Advertorial
Intisari-online.com - Seperti yang banyak kita tahu, Timor Leste memilih merdeka dari Indonesia setelah terjadinya pertumpahan darah.
Sejak 1975, Timor Leste berjuang mendapatkan kemerdekaan dari Indonesia sampai terjadi bentrokan.
Pada saat itu banyak yang memandang Indonesia bertindak biadab dengan melakukan pembantaian di Timor Leste.
Meski demikian, faktanya masih ada segelintir orang Timor Leste yang pro-Indonesia, bahkan menginginkan integrasi dengan Indonesia.
Salah satunya adalah Arnaldo dos Reis Araujo, merupakan pendiri partai APODETI (Associacao Popular Democratica Timorense) yang bertujuan menyatukan Timor Leste ke Indonesia.
Awalnya Arnaldo dos Reis Araujo adalah seorang peternak, tetapi kemudian dia mengusir Portugis yang kala itu menduduki Timor Leste.
Namun pada saat itu ada tiga partai besar yang ada di Timor Leste, mereka adalah APODETI yang pro Indonesia, UDT pro dengan Portugis, dan Fretilin yang ingin Timor Leste merdeka.
Setelah mengusir Portugis situasi makin mencekam, ketika Fretilin menginginkan kemerdekaan.
Puluhan ribu rakyat Timor Leste yang menginginkan integrasi ke Indonesia menjadi korban kekejaman Fretilin.
Hingga membuat perbatasan NTT dibanjiri pengungsi dari bumi lorosae.
Pada saat itu, Arnaldo dos Reis Araujo, pegi ke Jakarta untuk minta bantuan Indonesia, setelah kembali ke Timor Leste dia ditangkap oleh Fretilin.
Akhirnya TNI turun tangan melakukan Operasi Flamboyan untuk menyelamatkan tokoh-tokoh Timor Leste yang pro Indonesia.
Sebelumnya, Arnaldo dos Reis Araujo juga diangkat sebagai gubernur pertama Timor Timor waktu itu, dengan wakil Francisco Xavier Lopes da Cruz.
Timor Timur yang menjadi wilayah NKRI ke-27 disahkan dalam UU no.7 tahun 1976, tentang pengesahan Penyatuan Timor Timur.
Timor Timur dipandang sebagai wilayah yang unik di Indonesia, karena merupakan bekas jajahan Portugis, hingga mendapat julukan 'anak yang hilang' oleh Presiden Soeharto.
Saat Timor Leste menjadi bagian Indonesia, wilayah itu dimanjakan dengan berbagai pembangunan infrastruktur.
Mulai dari pembangunan jalan beraspal, bandara, sekolah dasar, hingga universitas dibangun di Timor Leste.

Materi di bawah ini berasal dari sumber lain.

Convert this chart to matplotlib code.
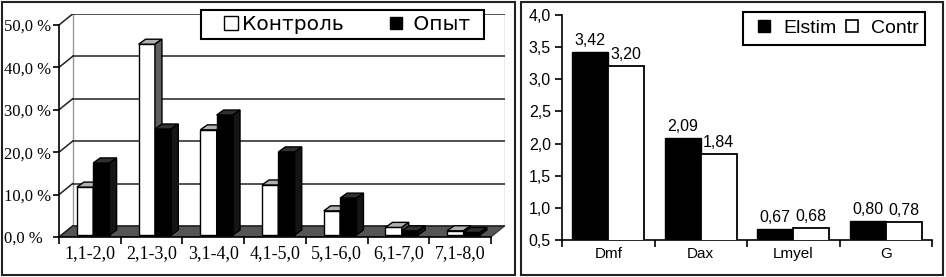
import matplotlib
matplotlib.use('Agg')
import matplotlib.pyplot as plt
from matplotlib.patches import Polygon, Rectangle
from matplotlib.lines import Line2D
import numpy as np

# ---------------- data: left chart ----------------
ranges = ["1,1-2,0", "2,1-3,0", "3,1-4,0", "4,1-5,0", "5,1-6,0", "6,1-7,0", "7,1-8,0"]
control = [11.3, 45.0, 24.8, 11.8, 5.7, 1.8, 1.0]
experiment = [17.0, 25.0, 28.3, 19.6, 8.7, 1.0, 0.6]
left_yticks = [0, 10, 20, 30, 40, 50]
left_legend = ["Контроль", "Опыт"]

# ---------------- data: right chart ----------------
params = ["Dmf", "Dax", "Lmyel", "G"]
elstim = [3.42, 2.09, 0.67, 0.80]
contr = [3.20, 1.84, 0.68, 0.78]
right_yticks = [0.5, 1.0, 1.5, 2.0, 2.5, 3.0, 3.5, 4.0]
right_legend = ["Elstim", "Contr"]

W, H = 946, 277
fig = plt.figure(figsize=(9.46, 2.77), dpi=100)
fig.patch.set_facecolor('white')


def fx(px):
    return px / W


def fy(py):
    return 1 - py / H


# ================= LEFT: pseudo-3D columns =================
x_front0, x_front7 = 59, 491
y_front0, y_front50 = 237, 25
ux = (x_front7 - x_front0) / 7.0
uy = (y_front0 - y_front50) / 50.0
DXpx, DYpx = 13.6, 11.0
DX, DY = DXpx / ux, DYpx / uy

axl = fig.add_axes([fx(x_front0), fy(y_front0),
                    (x_front7 - x_front0 + DXpx) / W,
                    (y_front0 - y_front50 + DYpx) / H])
axl.set_xlim(0, 7 + DX)
axl.set_ylim(0, 50 + DY)
axl.patch.set_visible(False)
ncat = len(ranges)

# floor
axl.add_patch(Polygon([(0, 0), (ncat, 0), (ncat + DX, DY), (DX, DY)], closed=True,
                      fc='#555555', ec='#333333', lw=0.8, zorder=1))
# back wall grid + side-wall diagonals
for v in left_yticks:
    axl.plot([DX, ncat + DX], [v + DY, v + DY], color='#222222', lw=1.1, zorder=1.5)
    axl.plot([0, DX], [v, v + DY], color='#222222', lw=1.1, zorder=1.5)
axl.plot([DX, DX], [DY, 50 + DY], color='#999999', lw=1.0, zorder=1.4)
axl.plot([ncat + DX, ncat + DX], [DY, 50 + DY], color='#999999', lw=1.0, zorder=1.4)

wbar = 0.265
base = 2.0 / uy
ddx = 7.0 / ux
ddy = 5.0 / uy
off_c, off_e = 0.29, 0.29 + wbar


def bar3d(ax, xs, vals, fc_front, fc_top, fc_side, z):
    ax.bar(xs, vals, width=wbar, bottom=base, align='edge', color=fc_front,
           edgecolor='black', lw=1.0, zorder=z)
    for x, v in zip(xs, vals):
        top = base + v
        ax.add_patch(Polygon([(x, top), (x + wbar, top), (x + wbar + ddx, top + ddy),
                              (x + ddx, top + ddy)], closed=True, fc=fc_top,
                             ec='black', lw=1.0, zorder=z))
        ax.add_patch(Polygon([(x + wbar, base), (x + wbar, top),
                              (x + wbar + ddx, top + ddy), (x + wbar + ddx, base + ddy)],
                             closed=True, fc=fc_side, ec='black', lw=1.0, zorder=z))


cats = np.arange(ncat)
bar3d(axl, cats + off_c, control, 'white', '#b0b0b0', '#606060', 3)
bar3d(axl, cats + off_e, experiment, 'black', '#303030', '#151515', 4)

for s in ['top', 'right']:
    axl.spines[s].set_visible(False)
for s in ['left', 'bottom']:
    axl.spines[s].set_linewidth(1.2)
axl.spines['left'].set_bounds(0, 50)
axl.spines['bottom'].set_bounds(0, ncat)

serif = 'Liberation Serif'
axl.set_yticks(left_yticks)
axl.set_yticklabels([("%.1f" % v).replace('.', ',') + " %" for v in left_yticks],
                    fontfamily=serif, fontsize=12)
axl.tick_params(axis='y', direction='out', length=4, width=1.2, pad=35.3)
for lab in axl.get_yticklabels():
    lab.set_horizontalalignment('left')

axl.set_xticks(np.arange(ncat + 1))
axl.set_xticklabels([])
axl.set_xticks(cats + 0.5, minor=True)
axl.set_xticklabels(ranges, minor=True, fontfamily=serif, fontsize=13)
axl.tick_params(axis='x', which='major', direction='out', length=5, width=1.2)
axl.tick_params(axis='x', which='minor', length=0, pad=6)

# left legend frame + legend
fig.patches.append(Rectangle((fx(201), fy(39)), (484 - 201) / W, (39 - 10) / H,
                             transform=fig.transFigure, fc='white', ec='black',
                             lw=1.5, zorder=1))
hl = [Line2D([], [], marker='s', ls='none', mfc='white', mec='black', mew=1.0, ms=9.4),
      Line2D([], [], marker='s', ls='none', mfc='black', mec='black', mew=1.0, ms=8.0)]
fig.legend(hl, [left_legend[0], " " + left_legend[1]], loc='center',
           bbox_to_anchor=(fx(346.5), fy(25)), bbox_transform=fig.transFigure,
           ncol=2, frameon=False, prop={'family': 'DejaVu Sans', 'size': 14.5},
           handlelength=0.8, handletextpad=0.15, columnspacing=2.2,
           borderpad=0, borderaxespad=0)

# ================= RIGHT: 2D columns =================
sans = 'Liberation Sans'
axr = fig.add_axes([fx(562), fy(240), (932 - 562) / W, (240 - 15) / H])
xr = np.arange(len(params))
bw = 0.39
b1 = axr.bar(xr - bw / 2, elstim, bw, color='black', edgecolor='black', lw=1.0, zorder=3)
b2 = axr.bar(xr + bw / 2, contr, bw, color='white', edgecolor='black', lw=1.3, zorder=3)
axr.set_xlim(-0.5, len(params) - 0.5)
axr.set_ylim(0.5, 4.0)
for s in ['top', 'right']:
    axr.spines[s].set_visible(False)
for s in ['left', 'bottom']:
    axr.spines[s].set_linewidth(1.2)
axr.set_yticks(right_yticks)
axr.set_yticklabels([("%.1f" % v).replace('.', ',') for v in right_yticks],
                    fontfamily=sans, fontsize=11.5)
axr.tick_params(axis='y', direction='out', length=5, width=1.2, pad=3)
axr.set_xticks(np.arange(len(params) + 1) - 0.5)
axr.set_xticklabels([])
axr.set_xticks(xr, minor=True)
axr.set_xticklabels(params, minor=True, fontfamily=sans, fontsize=11)
axr.tick_params(axis='x', which='major', direction='out', length=5, width=1.2)
axr.tick_params(axis='x', which='minor', length=0, pad=5)

for bars, vals in [(b1, elstim), (b2, contr)]:
    for rect, v in zip(bars, vals):
        axr.annotate(("%.2f" % v).replace('.', ','),
                     (rect.get_x() + rect.get_width() / 2, v),
                     xytext=(0, 3), textcoords='offset points', ha='center', va='bottom',
                     fontfamily=sans, fontsize=11.5)

fig.patches.append(Rectangle((fx(743), fy(45)), (925 - 743) / W, (45 - 12) / H,
                             transform=fig.transFigure, fc='white', ec='black',
                             lw=1.5, zorder=1))
hr = [Line2D([], [], marker='s', ls='none', mfc='black', mec='black', mew=1.0, ms=8.6),
      Line2D([], [], marker='s', ls='none', mfc='white', mec='black', mew=1.2, ms=8.6)]
fig.legend(hr, right_legend, loc='center',
           bbox_to_anchor=(fx(836.5), fy(28.5)), bbox_transform=fig.transFigure,
           ncol=2, frameon=False, prop={'family': sans, 'size': 14},
           handlelength=1.0, handletextpad=0.5, columnspacing=0.27,
           borderpad=0, borderaxespad=0)

# panel borders
fig.patches.append(Rectangle((fx(2), fy(275)), (515 - 2) / W, (275 - 2) / H,
                             transform=fig.transFigure, fill=False, ec='#222222', lw=1.5))
fig.patches.append(Rectangle((fx(521), fy(275)), (943 - 521) / W, (275 - 2) / H,
                             transform=fig.transFigure, fill=False, ec='#222222', lw=1.5))

fig.savefig('out.png', dpi=100, facecolor='white')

Peninggalan Indonesia yang paling mencolok di antaranya adalah, Bandara Komoro yang kini diuah menjadi Bandara Nicolau Lobato di Dili.
Kemudian kucuran subsidi dana APBN untuk menaikkan kesejahteraa rakyat Timor Leste.
Selain itu, juga dibangun patung raksasa Santo Cristo Rei, yang merupakan ikon pariwisata di Timor Leste, sebagai bentuk toleransi terhadap umat katolik.
Patung itu bahkan menjadi patung Yesus Kristus terbesar kedua di dunia setelah di Rio de Janeiro Brasil.
Hal ini menandakan meski Indonesia mayoritas muslim, juga memiliki patung Yesus Kristus terbesar kedua di dunia, untuk menghormati umat katolik di Timor Leste.
Selain itu, untuk menghormati para pahlawan Timor Timur yang berjuang merebut kemerdekaan dari Portugis.
Presiden Soeharto juga memerintahkan untuk membangun Monumen Integrasi berbentuk liurai, dengan borgol terputus kedua tangannya.
Memperingati kemerdekaan Timor Timur dari Portugis dan Integrasi ke Indonesia waktu itu.